On June 27, 2017, a global ransomware attack affected computers in the U.S., Europe, India, Russia, and the Ukraine, similar to a computer virus known as Petya or Petrwrap, but more intense than the May cyberattack that impacted 150 nations with the ransomware WannaCry. Bill Wright, senior policy counsel for the cybersecurity firm Symantec, explains that “[o]nce you unleash something that propagates in this manner it is impossible to control.” And companies could not control the attack as DLA Piper lawyers showed up to work early Tuesday only to see a sign stating: “All network services are down, do not turn on your computers! No exceptions.”

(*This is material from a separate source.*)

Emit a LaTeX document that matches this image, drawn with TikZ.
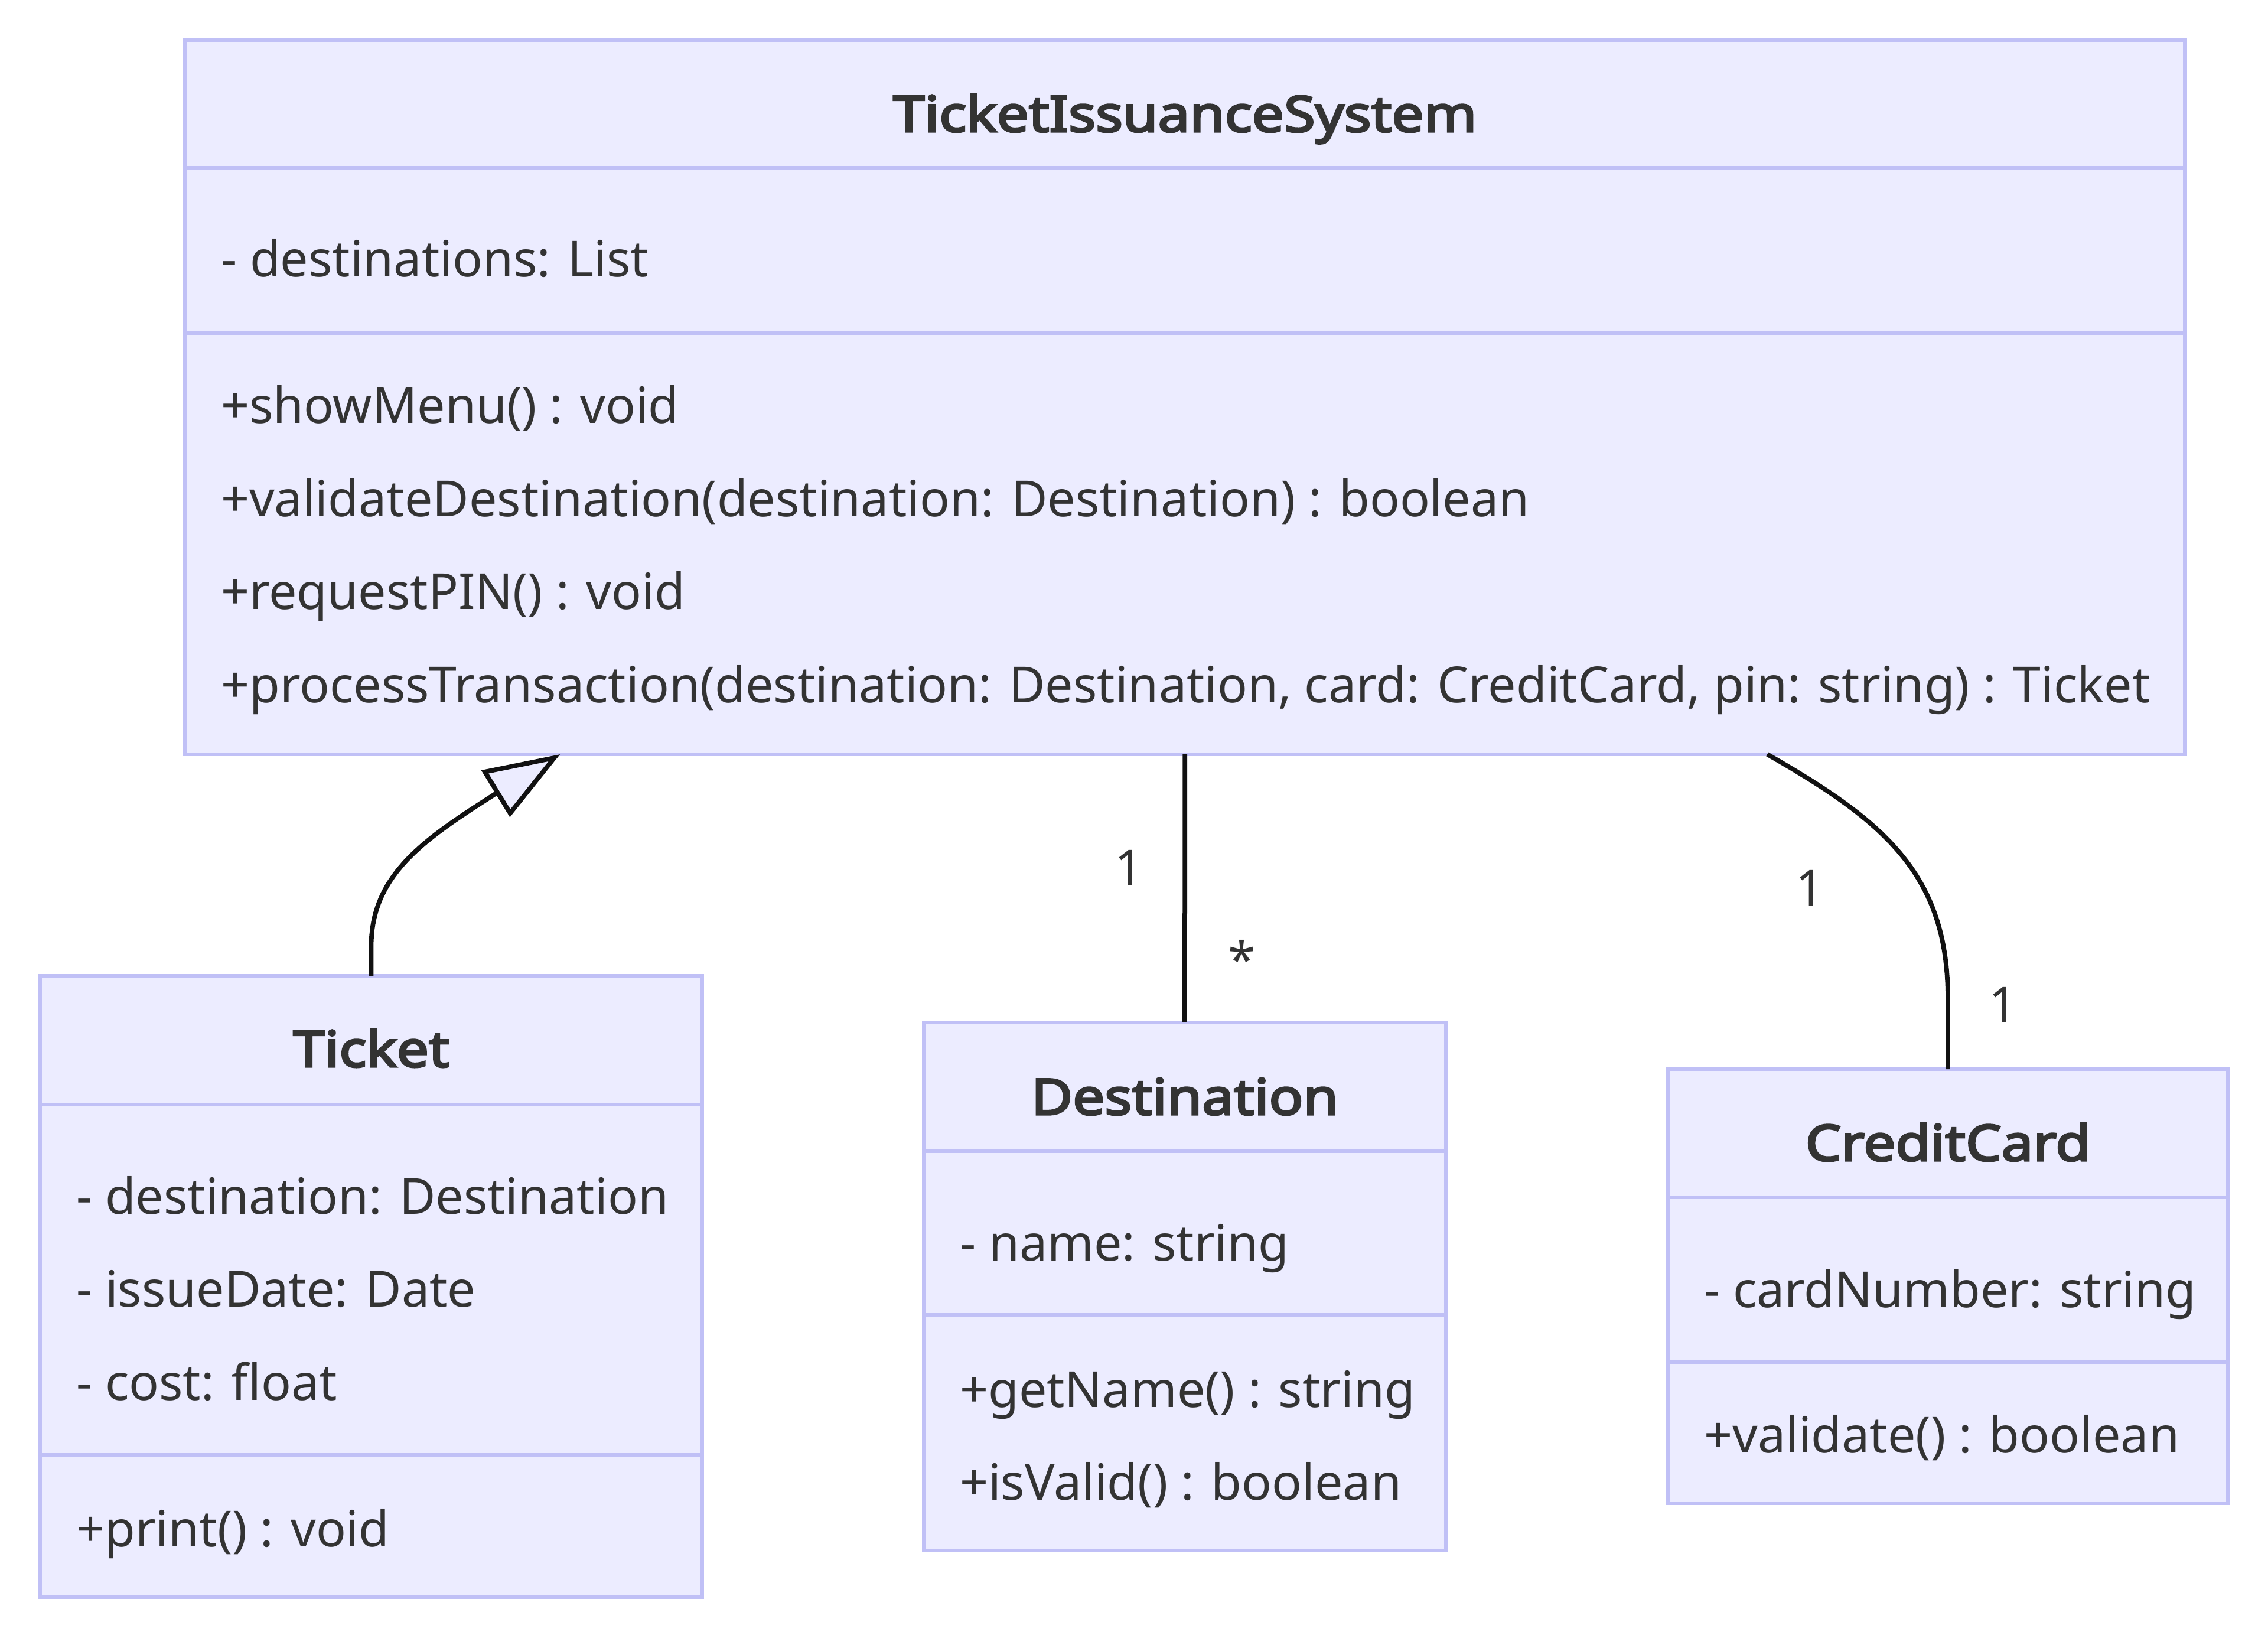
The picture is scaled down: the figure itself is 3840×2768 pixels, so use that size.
\documentclass[tikz,border=0pt]{standalone}
\usepackage{fontspec}
\setmainfont{Noto Sans}
\newfontfamily\classnamefont{Noto Sans}[FakeBold=4,FakeStretch=1.14]
\usetikzlibrary{arrows.meta}
\usetikzlibrary{calc}
\definecolor{classfill}{HTML}{ECECFF}
\definecolor{classline}{HTML}{C0C0F6}
\definecolor{textgray}{HTML}{333333}
\definecolor{relline}{HTML}{111111}
\tikzset{
    classbox/.style={
        draw=classline,
        fill=classfill,
        line width=1.3pt,
        inner sep=0pt,
        outer sep=0pt},
    divider/.style={
        draw=classline,
        line width=1.3pt},
    member/.style={
        anchor=base west,
        inner sep=0pt,
        text=textgray,
        font=\fontsize{16.85}{20}\selectfont},
    classname/.style={
        anchor=base,
        inner sep=0pt,
        text=textgray,
        font=\classnamefont\fontsize{16.85}{20}\selectfont},
    mult/.style={
        anchor=base,
        inner sep=0pt,
        text=textgray,
        font=\fontsize{16.85}{20}\selectfont},
    rel/.style={
        draw=relline,
        line width=1.55pt},
    extends/.style={
        rel,
        -{Triangle[length=25.6pt,width=18.2pt,fill=classfill]}}}

\begin{document}
\begin{tikzpicture}[x=0.2pt,y=-0.2pt]
        \useasboundingbox[fill=white] (0,0) rectangle (3840,2768);

        \node[classbox,minimum width=677.3pt,minimum height=241.8pt] (tis) at (2006.25,672.5) {};
        \node[classbox,minimum width=224.2pt,minimum height=210.4pt] (tkt) at (628.5,2178) {};
        \node[classbox,minimum width=176.8pt,minimum height=178.8pt] (dst) at (2006,2178) {};
        \node[classbox,minimum width=189.6pt,minimum height=147pt] (card) at (3298,2177.5) {};

        \draw[divider] (tis.west |- 0,284.5) -- (tis.east |- 0,284.5);
        \draw[divider] (tis.west |- 0,564) -- (tis.east |- 0,564);
        \draw[divider] (tkt.west |- 0,1870) -- (tkt.east |- 0,1870);
        \draw[divider] (tkt.west |- 0,2463) -- (tkt.east |- 0,2463);
        \draw[divider] (dst.west |- 0,1949) -- (dst.east |- 0,1949);
        \draw[divider] (dst.west |- 0,2226) -- (dst.east |- 0,2226);
        \draw[divider] (card.west |- 0,2027) -- (card.east |- 0,2027);
        \draw[divider] (card.west |- 0,2305.5) -- (card.east |- 0,2305.5);

        \node[classname] (tis-name) at (tis.north |- 0,223) {TicketIssuanceSystem};
        \node[member] (tis-a1) at (373,469) {- destinations: List};
        \node[member] (tis-m1) at (373,717) {+showMenu() : void};
        \node[member] (tis-m2) at (373,874.5) {+validateDestination(destination: Destination) : boolean};
        \node[member] (tis-m3) at (373,1032) {+requestPIN() : void};
        \node[member] (tis-m4) at (373,1190) {+processTransaction(destination: Destination, card: CreditCard, pin: string) : Ticket};

        \node[classname] (tkt-name) at (tkt.north |- 0,1806) {Ticket};
        \node[member] (tkt-a1) at (128,2055) {- destination: Destination};
        \node[member] (tkt-a2) at (128,2212) {- issueDate: Date};
        \node[member] (tkt-a3) at (128,2370) {- cost: float};
        \node[member] (tkt-m1) at (128,2618) {+print() : void};

        \node[classname] (dst-name) at (dst.north |- 0,1887) {Destination};
        \node[member] (dst-a1) at (1624,2134) {- name: string};
        \node[member] (dst-m1) at (1624,2382) {+getName() : string};
        \node[member] (dst-m2) at (1624,2539) {+isValid() : boolean};

        \node[classname] (card-name) at (card.north |- 0,1965) {CreditCard};
        \node[member] (card-a1) at (2884,2213) {- cardNumber: string};
        \node[member] (card-m1) at (2884,2459) {+validate() : boolean};

        \draw[extends] (tkt.north) -- ++(0,-50) .. controls +(0,-122) and (720,1420) .. (837,1345) -- ($(tis.south)+(-1058,0)$);
        \draw[rel] (tis.south) -- (dst.north);
        \draw[rel] ($(tis.south)+(986,0)$) .. controls (3190,1390) and (3298,1480) .. (3298,1691) -- (card.north);

        \node[mult] (dst-from) at (1912,1499) {1};
        \node[mult] (dst-to) at (2103,1655) {*};
        \node[mult] (card-from) at (3065,1533) {1};
        \node[mult] (card-to) at (3392,1731) {1};
\end{tikzpicture}
\end{document}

The hackers used methods stolen from the National Security Agency and targeted major companies, law firms, financial institutions, and hospitals. Including: the pharmaceutical firm Merck & Co., Russia’s leading oil producer Rosneft, Britain’s WPP (the largest advertising agency), Deutsche Post’s Ukraine division, law firm DLA Piper, the Russian central bank, multiple Ukrainian banks, and hospital chain Heritage Valley Health System. The hackers encrypted some of the world’s most sensitive information and demanded a payment of $300 in Bitcoin (roughly $777,700 USD) as consideration for the decryption code. According to the American Lawyer and blockchain records, 27 organizations have paid the ransom. Perhaps if these companies kept their information secure using blockchain technology, they would not have run into this problem in the first place since there is no centralized source with blockchain, making it virtually impossible to hack.

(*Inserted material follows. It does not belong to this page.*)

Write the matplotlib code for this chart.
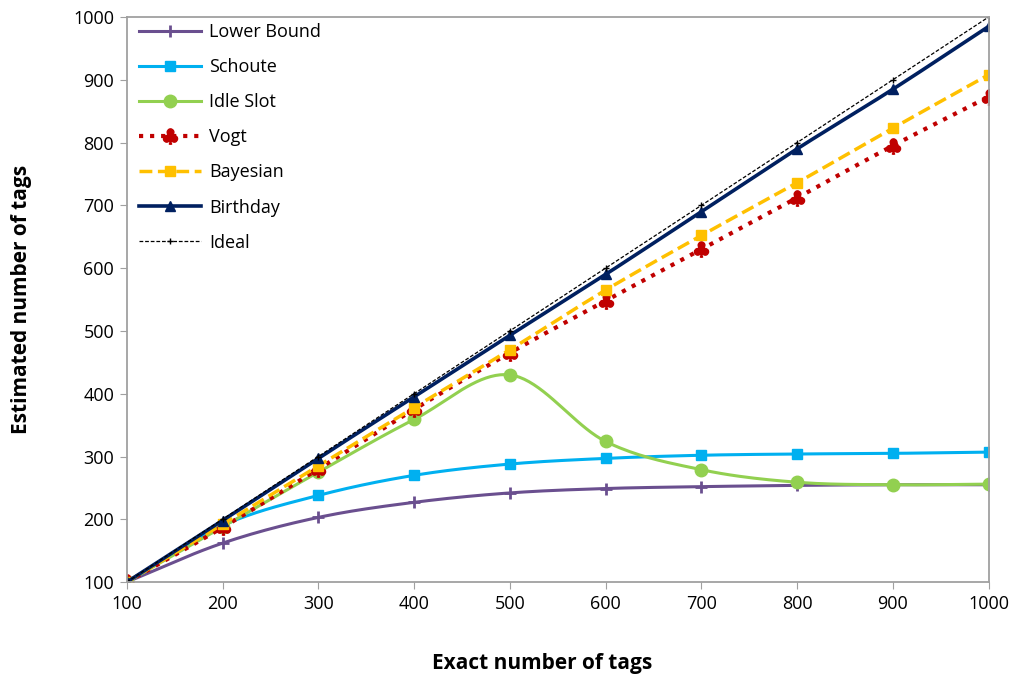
import numpy as np
import matplotlib
matplotlib.use('Agg')
import matplotlib.pyplot as plt

plt.rcParams['font.family'] = ['Open Sans', 'DejaVu Sans']

# data
exact = [100, 200, 300, 400, 500, 600, 700, 800, 900, 1000]
lower_bound = [100, 162, 203, 227, 242, 249, 252, 254, 255, 255]
schoute = [100, 190, 238, 270, 288, 297, 302, 304, 305, 307]
idle_slot = [100, 188, 275, 359, 430, 324, 279, 259, 255, 256]
vogt = [100, 187, 280, 375, 465, 548, 630, 712, 795, 873]
bayesian = [100, 192, 285, 378, 470, 565, 652, 736, 823, 908]
birthday = [100, 198, 297, 395, 493, 590, 690, 790, 885, 985]
ideal = [100, 200, 300, 400, 500, 600, 700, 800, 900, 1000]


def smooth(x, y, n=20):
    # catmull-rom through the points, like excel's smoothed line
    x = np.asarray(x, float)
    y = np.asarray(y, float)
    px = np.concatenate([[2 * x[0] - x[1]], x, [2 * x[-1] - x[-2]]])
    py = np.concatenate([[2 * y[0] - y[1]], y, [2 * y[-1] - y[-2]]])
    xs, ys = [], []
    t = np.linspace(0, 1, n, endpoint=False)
    for i in range(1, len(px) - 2):
        for p, out in ((px, xs), (py, ys)):
            p0, p1, p2, p3 = p[i - 1], p[i], p[i + 1], p[i + 2]
            out.extend(0.5 * ((2 * p1) + (-p0 + p2) * t
                              + (2 * p0 - 5 * p1 + 4 * p2 - p3) * t ** 2
                              + (-p0 + 3 * p1 - 3 * p2 + p3) * t ** 3))
    xs.append(x[-1])
    ys.append(y[-1])
    return np.array(xs), np.array(ys)


fig = plt.figure(figsize=(10.14, 6.8), dpi=100)
ax = fig.add_axes([0.125, 0.144, 0.85, 0.831])

series = [
    ('Lower Bound', lower_bound, '#6a4f8f', '-', '+', 2.2, 9),
    ('Schoute', schoute, '#00b0f0', '-', 's', 2.2, 7),
    ('Idle Slot', idle_slot, '#92d050', '-', 'o', 2.2, 9),
    ('Vogt', vogt, '#c00000', ':', r'$\clubsuit$', 3.0, 11),
    ('Bayesian', bayesian, '#ffc000', '--', 's', 2.5, 7),
    ('Birthday', birthday, '#002060', '-', '^', 2.6, 7),
]

for name, vals, col, ls, mk, lw, ms in series:
    sx, sy = smooth(exact, vals)
    ax.plot(sx, sy, color=col, linestyle=ls, linewidth=lw)
    ax.plot(exact, vals, linestyle='none', marker=mk, color=col,
            markersize=ms, markeredgewidth=2 if mk == '+' else 1)
    ax.plot([], [], color=col, linestyle=ls, linewidth=lw, marker=mk,
            markersize=ms, markeredgewidth=2 if mk == '+' else 1, label=name)

ax.plot(exact, ideal, color='black', linestyle='--', linewidth=0.9,
        marker='+', markersize=5, dashes=(3, 1.5), label='Ideal')

ax.set_xlim(100, 1000)
ax.set_ylim(100, 1000)
ax.set_xticks(range(100, 1001, 100))
ax.set_yticks(range(100, 1001, 100))
for s in ax.spines.values():
    s.set_color('#a0a0a0')
    s.set_linewidth(1.3)
ax.tick_params(direction='out', length=5, color='#a0a0a0', labelsize=13,
               labelcolor='black', pad=4)
ax.set_xlabel('Exact number of tags', fontsize=15, fontweight='bold',
              labelpad=22)
ax.xaxis.set_label_coords(0.482, -0.125)
ax.set_ylabel('Estimated number of tags', fontsize=15, fontweight='bold',
              labelpad=30)

leg = ax.legend(loc='upper left', frameon=False, fontsize=13,
                handlelength=3.4, handletextpad=0.45, labelspacing=0.95,
                bbox_to_anchor=(0.0, 1.012), borderaxespad=0.3)

fig.savefig('out.png', dpi=100, facecolor='white')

Between this week’s global malware outbreak, the attacks on Weil Gotshal & Manges and Cravath, Swaine & Moore last March, and the leak of the “Panama Papers” from Mossack Fonesca, law firms more than ever have an incentive to adapt their measures, technology and policies to safeguard client information. How can firms protect themselves for a major breach of security? Establish and maintain an enterprise security system to protect all electronic documents and conduct and document regular risk assessments. Installing and implementing thorough and precise cybersecurity measures, technology, and policies is essential. These practices will mitigate malware risks, provide procedures on how to locate and eliminate the virus, and attract future clients. These policies however need to be monitored not just by IT, but by the attorneys and support staff. In case of a cybersecurity attack, it is helpful to have an off-site back-up server that is frequently maintained to re-install any lost information. Firms should have cybersecurity insurance to cover the ransom, forensic investigator contracts, and legal expenses related to the malware attack.

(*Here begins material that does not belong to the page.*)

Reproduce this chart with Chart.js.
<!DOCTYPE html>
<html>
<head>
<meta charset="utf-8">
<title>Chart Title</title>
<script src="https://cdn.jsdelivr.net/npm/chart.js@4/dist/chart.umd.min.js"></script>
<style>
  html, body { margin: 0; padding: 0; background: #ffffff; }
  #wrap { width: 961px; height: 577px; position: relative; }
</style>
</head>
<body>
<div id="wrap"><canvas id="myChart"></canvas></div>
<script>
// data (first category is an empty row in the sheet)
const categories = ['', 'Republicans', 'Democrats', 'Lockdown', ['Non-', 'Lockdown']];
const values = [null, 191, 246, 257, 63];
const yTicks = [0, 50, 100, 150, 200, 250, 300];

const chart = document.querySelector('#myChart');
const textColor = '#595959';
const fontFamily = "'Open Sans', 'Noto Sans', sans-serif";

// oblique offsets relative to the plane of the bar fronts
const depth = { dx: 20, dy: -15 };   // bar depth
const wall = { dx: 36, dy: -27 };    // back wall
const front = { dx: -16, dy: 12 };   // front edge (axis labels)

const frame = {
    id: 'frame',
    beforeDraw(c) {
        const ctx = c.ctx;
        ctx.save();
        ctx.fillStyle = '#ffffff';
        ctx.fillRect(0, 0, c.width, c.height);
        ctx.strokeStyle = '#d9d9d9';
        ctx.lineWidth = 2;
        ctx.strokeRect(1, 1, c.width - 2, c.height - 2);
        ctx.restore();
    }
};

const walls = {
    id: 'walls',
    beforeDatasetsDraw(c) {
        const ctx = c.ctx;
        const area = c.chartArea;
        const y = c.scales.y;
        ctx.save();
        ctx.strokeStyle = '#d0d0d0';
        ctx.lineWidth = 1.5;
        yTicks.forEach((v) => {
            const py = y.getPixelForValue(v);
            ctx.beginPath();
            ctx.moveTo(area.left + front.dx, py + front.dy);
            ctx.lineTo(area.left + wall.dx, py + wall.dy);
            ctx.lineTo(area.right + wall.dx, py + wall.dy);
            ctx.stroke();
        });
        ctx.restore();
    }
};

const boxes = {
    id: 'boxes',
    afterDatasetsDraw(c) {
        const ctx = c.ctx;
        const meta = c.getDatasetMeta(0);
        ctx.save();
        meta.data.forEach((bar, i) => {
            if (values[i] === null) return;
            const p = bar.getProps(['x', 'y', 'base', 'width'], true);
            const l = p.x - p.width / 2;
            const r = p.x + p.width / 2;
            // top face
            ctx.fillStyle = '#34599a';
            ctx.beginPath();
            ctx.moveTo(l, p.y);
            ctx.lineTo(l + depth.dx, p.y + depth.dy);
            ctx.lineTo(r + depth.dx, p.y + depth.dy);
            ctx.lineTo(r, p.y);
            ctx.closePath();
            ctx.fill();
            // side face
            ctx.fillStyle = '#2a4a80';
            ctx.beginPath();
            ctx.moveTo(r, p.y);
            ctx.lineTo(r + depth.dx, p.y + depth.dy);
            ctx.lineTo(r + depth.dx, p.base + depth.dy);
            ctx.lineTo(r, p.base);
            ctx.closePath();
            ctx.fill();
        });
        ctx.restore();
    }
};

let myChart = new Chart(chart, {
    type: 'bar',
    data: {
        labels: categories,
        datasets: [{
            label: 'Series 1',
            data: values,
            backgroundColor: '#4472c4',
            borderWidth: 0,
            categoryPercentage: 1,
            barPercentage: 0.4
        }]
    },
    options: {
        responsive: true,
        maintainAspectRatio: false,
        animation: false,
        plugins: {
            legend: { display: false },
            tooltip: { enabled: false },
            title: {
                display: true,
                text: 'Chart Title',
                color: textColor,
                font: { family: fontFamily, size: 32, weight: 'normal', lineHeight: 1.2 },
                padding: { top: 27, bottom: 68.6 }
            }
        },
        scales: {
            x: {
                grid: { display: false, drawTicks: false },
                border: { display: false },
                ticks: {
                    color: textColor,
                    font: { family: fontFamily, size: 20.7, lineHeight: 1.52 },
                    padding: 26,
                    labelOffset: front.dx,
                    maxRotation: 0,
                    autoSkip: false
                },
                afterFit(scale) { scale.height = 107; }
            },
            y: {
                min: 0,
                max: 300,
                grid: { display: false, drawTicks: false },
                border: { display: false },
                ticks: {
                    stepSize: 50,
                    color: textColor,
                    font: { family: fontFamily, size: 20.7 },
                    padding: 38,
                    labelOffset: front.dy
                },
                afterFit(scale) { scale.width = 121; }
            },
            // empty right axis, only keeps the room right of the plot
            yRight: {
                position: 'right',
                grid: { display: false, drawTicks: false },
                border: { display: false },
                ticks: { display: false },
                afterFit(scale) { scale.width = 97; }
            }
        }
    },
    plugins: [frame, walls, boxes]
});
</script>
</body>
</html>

Furthermore, law firms should also have in place malpractice insurance policies that protect against cybersecurity liability in case privileged or otherwise confidential client information is released due to the malware. Attorneys can be held liable under professional negligence such as in the case Millard v. Doran No. 153262/2016, where a real-estate attorney who used AOL email for her legal practice was liable for professional negligence for not implementing any cybersecurity protection measures and for using a server that was “notoriously vulnerable” to hackers.
Law firms with clients in the financial or health sector are subjected to further cybersecurity regulations. Pursuant to 23 NY CRR 500.03 and 500.01(n), (d), (g) and 500.11(b), the New York Department of Financial Services requires financial institutions to comply with cybersecurity regulations, which includes assessing their law firms’ (who fall within the ambit of Third Party Service Providers) cybersecurity measures and ensure law firms do not misuse nonpublic information. FINRA regulates broker-dealer firms in regards to cybersecurity as well. However, these regulations transfer to broker-dealer’s law firms if the firm is negligent in monitoring the client’s security practices. In regards to any client matters relating to health, data protection is covered in the HIPAA Data Security Regulations and the HIPAA Privacy Regulations. Law firms here fall within the ambit of “business associates” and are directly liable under HIPAA for any data breaches.
For firms that are located in both the U.S. and EU, it is imperative to understand the different regulations in each jurisdiction. The European Union has implemented the Data Protection Regulation for all Member States, which will be in effect on May 25, 2018. This Regulation requires law firms to notify clients in the event of a data breach.